The interminable power struggle within Israel’s patchwork coalition profoundly damaged the Diaspora this week after the prime minister reneged on his pledge to establish a permanent space for progressive Jews at Judaism’s holiest site.

He may have succeeded in fractionally reinforcing his position by acquiescing to the demands of the Charedi United Torah Judaism Party and Sephardi Orthodox Shas Party, but Benjamin Netanyahu sent a devastating message to Jews worldwide by overturning a decision to create an egalitarian prayer section at the Kotel: non-Orthodox Jews have a home in the Jewish state, but not at its most important site.

The Israel Movement for Reform and Progressive Judaism plans to take the battle to Israel’s Supreme Court, while here in the UK rabbis Laura Janner-Klausner of the Reform Movement and Danny Rich of Liberal Judaism did not mince their words, branding the decision a “betrayal of Israeli and Diaspora Jewry.”

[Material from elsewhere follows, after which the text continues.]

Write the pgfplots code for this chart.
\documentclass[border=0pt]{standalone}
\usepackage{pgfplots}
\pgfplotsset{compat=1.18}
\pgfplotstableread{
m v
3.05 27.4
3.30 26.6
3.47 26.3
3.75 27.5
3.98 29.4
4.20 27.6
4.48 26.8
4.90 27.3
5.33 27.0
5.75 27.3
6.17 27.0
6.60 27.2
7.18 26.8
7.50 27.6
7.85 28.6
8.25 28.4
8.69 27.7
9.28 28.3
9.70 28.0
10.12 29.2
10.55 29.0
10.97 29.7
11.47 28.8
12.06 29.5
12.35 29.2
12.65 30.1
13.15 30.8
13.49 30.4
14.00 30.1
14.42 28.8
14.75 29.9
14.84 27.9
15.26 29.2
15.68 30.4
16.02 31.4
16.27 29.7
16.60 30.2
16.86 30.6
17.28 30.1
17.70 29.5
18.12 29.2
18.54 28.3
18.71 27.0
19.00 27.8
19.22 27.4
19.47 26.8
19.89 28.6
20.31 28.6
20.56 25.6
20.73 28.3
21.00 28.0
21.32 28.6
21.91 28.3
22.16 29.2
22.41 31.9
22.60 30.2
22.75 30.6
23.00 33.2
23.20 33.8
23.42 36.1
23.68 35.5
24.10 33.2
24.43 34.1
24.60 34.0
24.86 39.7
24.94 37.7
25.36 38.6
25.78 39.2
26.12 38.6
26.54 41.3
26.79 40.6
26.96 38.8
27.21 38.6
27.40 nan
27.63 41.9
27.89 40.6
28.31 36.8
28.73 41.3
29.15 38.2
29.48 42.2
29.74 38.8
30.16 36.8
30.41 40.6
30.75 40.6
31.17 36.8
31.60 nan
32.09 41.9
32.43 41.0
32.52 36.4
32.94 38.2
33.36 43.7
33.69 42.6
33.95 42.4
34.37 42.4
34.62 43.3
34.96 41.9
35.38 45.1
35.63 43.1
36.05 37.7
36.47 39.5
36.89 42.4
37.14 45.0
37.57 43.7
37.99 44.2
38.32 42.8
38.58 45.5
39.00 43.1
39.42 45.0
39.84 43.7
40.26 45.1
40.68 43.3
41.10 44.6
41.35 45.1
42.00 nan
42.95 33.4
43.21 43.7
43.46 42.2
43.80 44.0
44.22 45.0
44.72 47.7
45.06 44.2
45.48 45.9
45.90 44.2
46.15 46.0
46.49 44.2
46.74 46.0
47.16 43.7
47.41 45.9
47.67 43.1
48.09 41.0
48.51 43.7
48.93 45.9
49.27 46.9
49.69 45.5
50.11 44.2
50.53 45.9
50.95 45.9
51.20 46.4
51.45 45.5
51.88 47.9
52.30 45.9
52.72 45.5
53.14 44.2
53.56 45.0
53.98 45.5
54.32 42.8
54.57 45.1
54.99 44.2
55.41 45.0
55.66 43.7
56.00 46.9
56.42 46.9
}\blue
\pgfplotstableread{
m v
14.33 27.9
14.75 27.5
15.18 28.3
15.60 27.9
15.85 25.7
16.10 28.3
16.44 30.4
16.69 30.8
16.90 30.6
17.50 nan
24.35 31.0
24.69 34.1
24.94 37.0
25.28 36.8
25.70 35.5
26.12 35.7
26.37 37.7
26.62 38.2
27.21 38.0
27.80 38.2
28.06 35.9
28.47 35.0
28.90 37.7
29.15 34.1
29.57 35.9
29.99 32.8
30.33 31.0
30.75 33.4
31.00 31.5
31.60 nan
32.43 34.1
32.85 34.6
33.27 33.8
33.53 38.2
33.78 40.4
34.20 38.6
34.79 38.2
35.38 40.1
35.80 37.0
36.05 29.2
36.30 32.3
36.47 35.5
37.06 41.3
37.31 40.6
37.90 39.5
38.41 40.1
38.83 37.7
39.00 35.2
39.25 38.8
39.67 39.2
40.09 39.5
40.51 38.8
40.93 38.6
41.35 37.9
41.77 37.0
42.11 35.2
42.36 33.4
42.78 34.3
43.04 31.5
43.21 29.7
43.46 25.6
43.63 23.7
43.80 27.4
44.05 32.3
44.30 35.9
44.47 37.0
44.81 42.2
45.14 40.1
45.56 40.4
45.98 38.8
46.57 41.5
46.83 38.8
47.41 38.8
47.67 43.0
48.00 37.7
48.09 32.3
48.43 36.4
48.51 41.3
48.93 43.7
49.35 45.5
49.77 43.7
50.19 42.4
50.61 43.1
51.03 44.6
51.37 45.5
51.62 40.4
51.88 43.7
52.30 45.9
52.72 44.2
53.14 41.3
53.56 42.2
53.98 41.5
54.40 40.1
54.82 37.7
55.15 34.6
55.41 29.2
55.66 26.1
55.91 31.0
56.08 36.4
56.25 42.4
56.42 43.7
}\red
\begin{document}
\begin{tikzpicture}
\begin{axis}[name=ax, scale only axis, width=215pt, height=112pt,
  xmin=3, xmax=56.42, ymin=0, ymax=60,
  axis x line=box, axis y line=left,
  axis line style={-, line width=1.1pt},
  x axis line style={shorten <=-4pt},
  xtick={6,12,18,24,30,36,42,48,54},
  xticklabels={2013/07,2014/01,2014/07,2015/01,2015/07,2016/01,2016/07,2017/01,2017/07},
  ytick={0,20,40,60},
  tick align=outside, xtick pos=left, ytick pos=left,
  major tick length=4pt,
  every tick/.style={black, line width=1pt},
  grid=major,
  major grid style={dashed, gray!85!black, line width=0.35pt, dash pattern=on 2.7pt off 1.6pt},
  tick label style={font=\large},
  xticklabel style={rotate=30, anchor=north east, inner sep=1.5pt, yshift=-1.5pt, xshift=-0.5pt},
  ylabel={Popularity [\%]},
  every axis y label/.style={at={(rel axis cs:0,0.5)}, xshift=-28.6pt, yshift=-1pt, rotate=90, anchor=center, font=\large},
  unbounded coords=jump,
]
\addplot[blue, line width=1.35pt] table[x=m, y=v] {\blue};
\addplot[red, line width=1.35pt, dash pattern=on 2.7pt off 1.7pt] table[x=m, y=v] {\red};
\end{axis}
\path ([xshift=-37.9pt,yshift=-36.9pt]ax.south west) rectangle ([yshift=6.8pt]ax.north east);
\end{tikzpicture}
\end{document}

Writing on page four of this week’s newspaper, Rabbi Janner-Klausner is even more forthright in her indignation, lamenting: “The Kotel, the remains of the site which once united us, is now used, misused and abused to divide us more than ever.”

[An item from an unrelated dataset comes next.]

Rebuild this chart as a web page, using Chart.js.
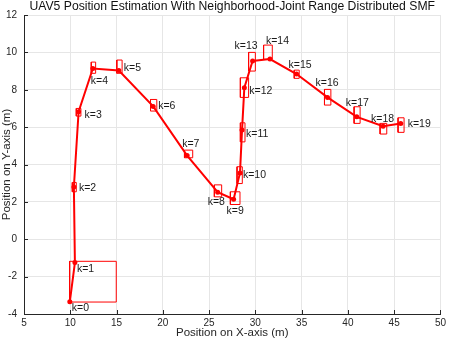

The damage to the Jewish world’s fundamental bond with the Jewish state will be significant. By ensuring the ultra-Orthodox rabbinate maintains complete control of the Western Wall – days after ministers approved a bill requiring the state to only recognise conversions under the auspices of the Charedi-dominated Chief Rabbinate – Netanyahu has propped up his position by letting down the Diaspora.